If you haven’t used C# in a while (or ever!) you might share some of these common assumptions about the language and its framework:
It’s Microsoft’s version of Java. It’s not expressive like Ruby. It lacks functional features.
Although I’ve spent plenty of time heads down in the languages officially supported by COPIOUS (such as Ruby and PHP), the majority of my software engineering career has been spent within the .NET framework, building web and Windows applications in C#. Recently, I found myself in a discussion about the merits of C#, and its place in the developer’s toolkit.
While I’ll concede there may be partial truth to some of the assumptions about C#, many of the features introduced throughout the last decade made it a compelling and enjoyable language to work with. Extension methods, LINQ, excellent generic support, named/optional method arguments, asynchronous methods, and late static binding have managed to keep the language looking a little more like a poor-man’s Scala than a mere Java rip-off.
But what about functional features?
Functional programming has been a popular topic in the programming world, and here at COPIOUS as well.
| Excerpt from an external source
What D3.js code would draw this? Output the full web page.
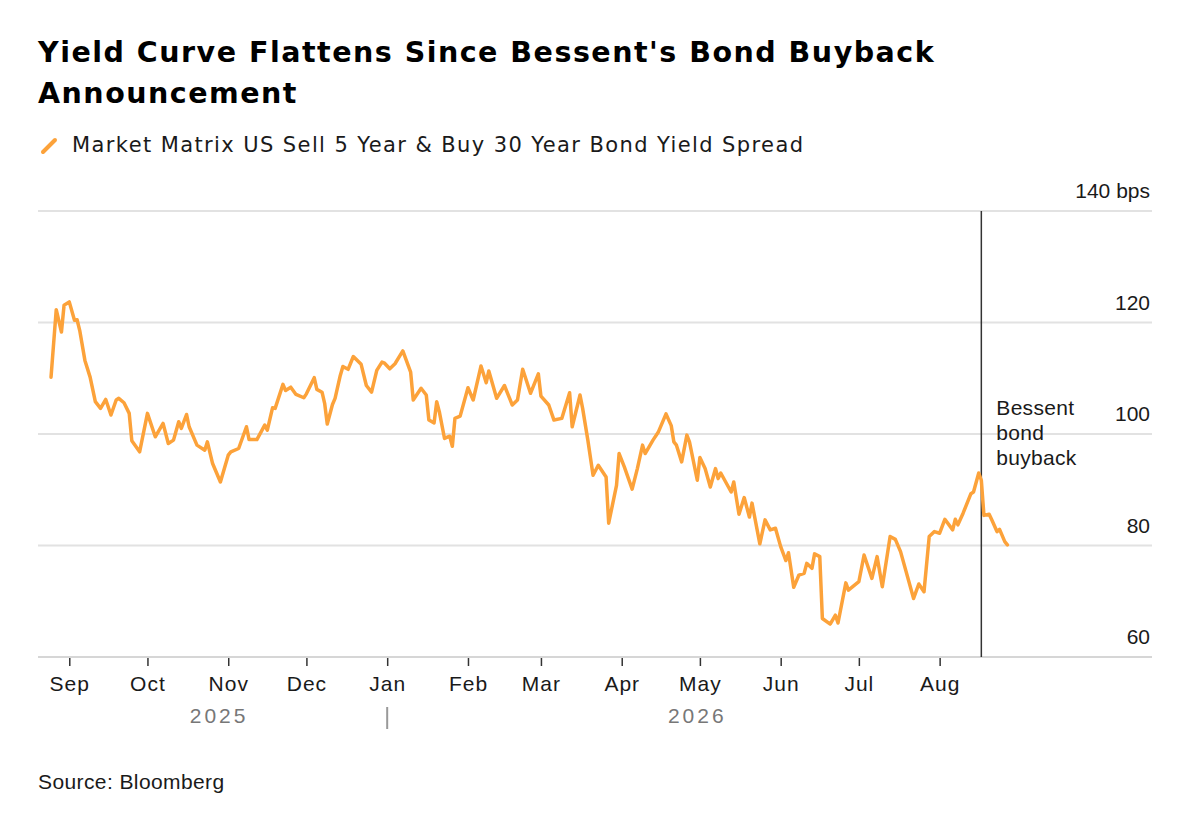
<!DOCTYPE html>
<html>
<head>
<meta charset="utf-8">
<script src="https://cdn.jsdelivr.net/npm/d3@7"></script>
<style>
  html, body { margin: 0; padding: 0; background: #fff; }
  #chart { width: 1200px; height: 818px; }
  text { font-family: "Liberation Sans", Arial, sans-serif; fill: #1a1a1a; }
</style>
</head>
<body>
<div id="chart"></div>
<script>
// Spread between 5y and 30y (bps)
const dates = [
  "2025-08-25","2025-08-27","2025-08-29","2025-08-30","2025-09-01","2025-09-03","2025-09-04","2025-09-05","2025-09-07","2025-09-09",
  "2025-09-11","2025-09-13","2025-09-15","2025-09-17","2025-09-19","2025-09-20","2025-09-22","2025-09-24","2025-09-25","2025-09-28",
  "2025-10-01","2025-10-04","2025-10-07","2025-10-09","2025-10-11","2025-10-13","2025-10-14","2025-10-16","2025-10-17","2025-10-20",
  "2025-10-23","2025-10-24","2025-10-26","2025-10-29",
  "2025-11-01","2025-11-02","2025-11-05","2025-11-08","2025-11-09","2025-11-12","2025-11-15","2025-11-16","2025-11-18","2025-11-19",
  "2025-11-22","2025-11-23","2025-11-25","2025-11-27","2025-11-30",
  "2025-12-01","2025-12-04","2025-12-05","2025-12-07","2025-12-08","2025-12-09","2025-12-11","2025-12-12","2025-12-14","2025-12-15",
  "2025-12-17","2025-12-19","2025-12-22","2025-12-24","2025-12-26","2025-12-28","2025-12-30","2025-12-31",
  "2026-01-02","2026-01-04","2026-01-07","2026-01-10","2026-01-11","2026-01-14","2026-01-16","2026-01-17","2026-01-19","2026-01-20",
  "2026-01-21","2026-01-23","2026-01-25","2026-01-26","2026-01-27","2026-01-29",
  "2026-02-01","2026-02-03","2026-02-06","2026-02-08","2026-02-09","2026-02-12","2026-02-15","2026-02-18","2026-02-20","2026-02-22",
  "2026-02-25","2026-02-28",
  "2026-03-01","2026-03-04","2026-03-06","2026-03-09","2026-03-12","2026-03-13","2026-03-16","2026-03-17","2026-03-19","2026-03-21",
  "2026-03-23","2026-03-26","2026-03-27","2026-03-30","2026-03-31",
  "2026-04-02","2026-04-05","2026-04-07","2026-04-09","2026-04-10","2026-04-13","2026-04-15","2026-04-18","2026-04-20","2026-04-21",
  "2026-04-22","2026-04-24","2026-04-26","2026-04-27","2026-04-30",
  "2026-05-01","2026-05-03","2026-05-05","2026-05-07","2026-05-08","2026-05-09","2026-05-13","2026-05-14","2026-05-16","2026-05-18",
  "2026-05-20","2026-05-21","2026-05-24","2026-05-26","2026-05-28","2026-05-30",
  "2026-06-01","2026-06-03","2026-06-04","2026-06-06","2026-06-08","2026-06-10","2026-06-11","2026-06-13","2026-06-14","2026-06-16",
  "2026-06-17","2026-06-20","2026-06-22","2026-06-23","2026-06-26","2026-06-27",
  "2026-07-01","2026-07-03","2026-07-06","2026-07-08","2026-07-10","2026-07-13","2026-07-15","2026-07-17","2026-07-22","2026-07-24",
  "2026-07-26","2026-07-28","2026-07-30",
  "2026-08-01","2026-08-03","2026-08-06","2026-08-07","2026-08-08","2026-08-10","2026-08-13","2026-08-14","2026-08-16","2026-08-17",
  "2026-08-18","2026-08-20","2026-08-21","2026-08-23","2026-08-24","2026-08-26","2026-08-27"
];

const spread = [
  110.2,122.3,118.3,123.1,123.7,120.4,120.5,118.6,113.2,110.2,
  105.8,104.6,106.2,103.4,106.1,106.4,105.6,103.7,98.8,96.8,
  103.7,99.5,101.9,98.3,98.9,102.2,101.0,103.5,101.3,98.0,
  97.1,98.6,94.7,91.4,
  96.2,96.8,97.4,101.3,99.0,99.0,101.6,100.7,104.7,104.6,
  108.9,107.8,108.4,107.1,106.5,
  107.2,110.1,108.0,107.5,105.5,101.8,105.3,106.4,110.5,112.1,
  111.6,113.9,112.5,108.7,107.5,111.4,112.9,112.7,
  111.7,112.6,114.9,111.1,106.1,108.2,107.0,102.5,102.0,105.8,
  104.0,99.2,99.6,97.8,102.8,103.2,
  108.3,106.1,112.2,109.2,111.3,106.4,108.7,105.2,106.1,111.6,
  107.3,110.8,
  106.8,105.2,102.5,102.8,107.4,101.3,107.0,104.6,98.9,92.6,
  94.4,92.3,84.0,90.8,96.5,
  94.1,90.1,93.8,98.0,96.5,98.9,100.3,103.6,101.5,98.6,
  98.0,95.0,99.8,98.6,91.7,
  95.8,93.8,90.5,93.8,92.0,93.0,89.6,91.4,85.6,88.6,
  85.1,87.6,80.3,84.6,82.8,83.1,
  79.8,77.3,78.7,72.5,74.7,75.0,76.8,75.9,78.5,78.0,
  66.9,65.9,67.5,66.1,73.3,72.0,
  73.5,78.3,74.1,78.0,72.6,81.6,81.1,78.9,70.5,73.1,
  71.7,81.6,82.5,
  82.2,84.7,82.8,84.7,83.7,85.8,89.3,89.6,93.0,91.7,
  85.4,85.6,84.6,82.5,82.9,80.7,80.1
];

const yTicks = [60, 80, 100, 120, 140];
const yearLabels = ["2025", "2026"];
const eventDate = "2026-08-17";
const eventLabel = ["Bessent", "bond", "buyback"];

const titleLines = ["Yield Curve Flattens Since Bessent's Bond Buyback", "Announcement"];
const legendLabel = "Market Matrix US Sell 5 Year & Buy 30 Year Bond Yield Spread";
const sourceLabel = "Source: Bloomberg";

const parse = d3.timeParse("%Y-%m-%d");
const data = dates.map((d, i) => ({ date: parse(d), value: spread[i] }));

const width = 1200, height = 818;
const orange = "#fca23a";

const svg = d3.select("#chart").append("svg")
  .attr("width", width)
  .attr("height", height);

const x = d3.scaleTime()
  .domain([parse("2025-08-20"), parse("2026-08-28")])
  .range([38, 1010]);

const y = d3.scaleLinear()
  .domain([60, 140])
  .range([657, 211]);

const gridRight = 1152;

// Title
svg.append("g").selectAll("text")
  .data(titleLines)
  .join("text")
  .attr("x", 38)
  .attr("y", (d, i) => 62 + i * 41)
  .style("font-family", "'DejaVu Sans', sans-serif")
  .style("font-size", "28.5px")
  .style("font-weight", "bold")
  .style("letter-spacing", "1.5px")
  .style("fill", "#000")
  .text(d => d);

// Legend
svg.append("line")
  .attr("x1", 43).attr("y1", 152)
  .attr("x2", 55).attr("y2", 140)
  .attr("stroke", orange)
  .attr("stroke-width", 4)
  .attr("stroke-linecap", "round");

svg.append("text")
  .attr("x", 72)
  .attr("y", 152)
  .style("font-family", "'DejaVu Sans', sans-serif")
  .style("font-size", "21px")
  .style("letter-spacing", "1.4px")
  .text(legendLabel);

// Gridlines + y labels
const grid = svg.append("g");
grid.selectAll("line")
  .data(yTicks)
  .join("line")
  .attr("x1", 38)
  .attr("x2", gridRight)
  .attr("y1", d => y(d))
  .attr("y2", d => y(d))
  .attr("stroke", d => d === 60 ? "#d6d6d6" : "#e2e2e2")
  .attr("stroke-width", 2);

grid.selectAll("text")
  .data(yTicks)
  .join("text")
  .attr("x", 1150)
  .attr("y", d => y(d) - 13)
  .attr("text-anchor", "end")
  .style("font-size", "21px")
  .text(d => d === 140 ? d + " bps" : d);

// X axis: month ticks
const xAxis = d3.axisBottom(x)
  .ticks(d3.timeMonth.every(1))
  .tickFormat(d3.timeFormat("%b"))
  .tickSize(8)
  .tickPadding(10);

const gx = svg.append("g")
  .attr("transform", `translate(0, ${y(60) + 1})`)
  .call(xAxis);

gx.select(".domain").remove();
gx.selectAll(".tick line").attr("stroke", "#333").attr("stroke-width", 1.5);
gx.selectAll(".tick text")
  .style("font-size", "21px")
  .style("letter-spacing", "1px")
  .style("fill", "#1a1a1a");

// Year labels, centred on each year's stretch of data
const jan1 = parse("2026-01-01");
const first = data[0].date, last = data[data.length - 1].date;
const yearSpans = [[first, jan1], [jan1, last]];

svg.append("g").selectAll("text")
  .data(yearLabels)
  .join("text")
  .attr("x", (d, i) => (x(yearSpans[i][0]) + x(yearSpans[i][1])) / 2)
  .attr("y", 723)
  .attr("text-anchor", "middle")
  .style("font-size", "21px")
  .style("letter-spacing", "3px")
  .style("fill", "#777")
  .text(d => d);

svg.append("line")
  .attr("x1", x(jan1)).attr("x2", x(jan1))
  .attr("y1", 707).attr("y2", 729)
  .attr("stroke", "#999")
  .attr("stroke-width", 2);

// Event marker
const ex = x(parse(eventDate));
svg.append("line")
  .attr("x1", ex).attr("x2", ex)
  .attr("y1", y(140)).attr("y2", y(60))
  .attr("stroke", "#333")
  .attr("stroke-width", 1.5);

svg.append("g").selectAll("text")
  .data(eventLabel)
  .join("text")
  .attr("x", ex + 15)
  .attr("y", (d, i) => 415 + i * 25)
  .style("font-size", "21px")
  .style("letter-spacing", "0.3px")
  .text(d => d);

// Spread line
const line = d3.line()
  .x(d => x(d.date))
  .y(d => y(d.value));

svg.append("path")
  .datum(data)
  .attr("fill", "none")
  .attr("stroke", orange)
  .attr("stroke-width", 3.5)
  .attr("stroke-linejoin", "round")
  .attr("stroke-linecap", "round")
  .attr("d", line);

// Source
svg.append("text")
  .attr("x", 38)
  .attr("y", 789)
  .style("font-size", "21px")
  .style("letter-spacing", "0.4px")
  .text(sourceLabel);
</script>
</body>
</html>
C# hopped on the functional programming bandwagon in 2007, and with its introduction of lambda expressions and other functional features such as tuples, it comes closer to a multi-paradigm approach than some might think.
Does it do currying on its own? No, but it does provide partial function execution, and one can write a curry function using the language tools available.
Does it provide super-easy immutability and list comprehensions like Scala or Erlang? No, not quite, but there are readonly fields, and LINQ.
The small set of functional features that were added to the language five years ago have brought big changes to the way C# looks, and are now found extensively throughout the core .NET libraries — most often in the form of anonymous functions used as lambda expressions.
So where does C# fit?
Although C#’s delegate provided a similar functionality, the introductions of the lambda expression, complete with type inference, in C# 3.0 changed the face of the language. (Lambda expressions essentially provide syntactic sugar to wrap closure-supporting anonymous delegates, which were added in C# 2.0). A C# programmer today will find methods that accept lambda expressions as parameters everywhere. This is a good thing. Not only do programmers get to write fewer lines of code, but the language also becomes more expressive, less confusing, and much more like some of the other popular language choices.
One thing I love about C# are the various features that have been introduced with each language release, often making the language more elegant and easy to write. Combining these functional features with the ubiquity of generics in modern C# gives us a language with little resemblance to the language introduced at the beginning of the century.
To say C# is a multi-paradigm language that includes functional programming may be pushing the envelope. But as new versions of the language emerge, expect to see more influences from other languages and programming trends.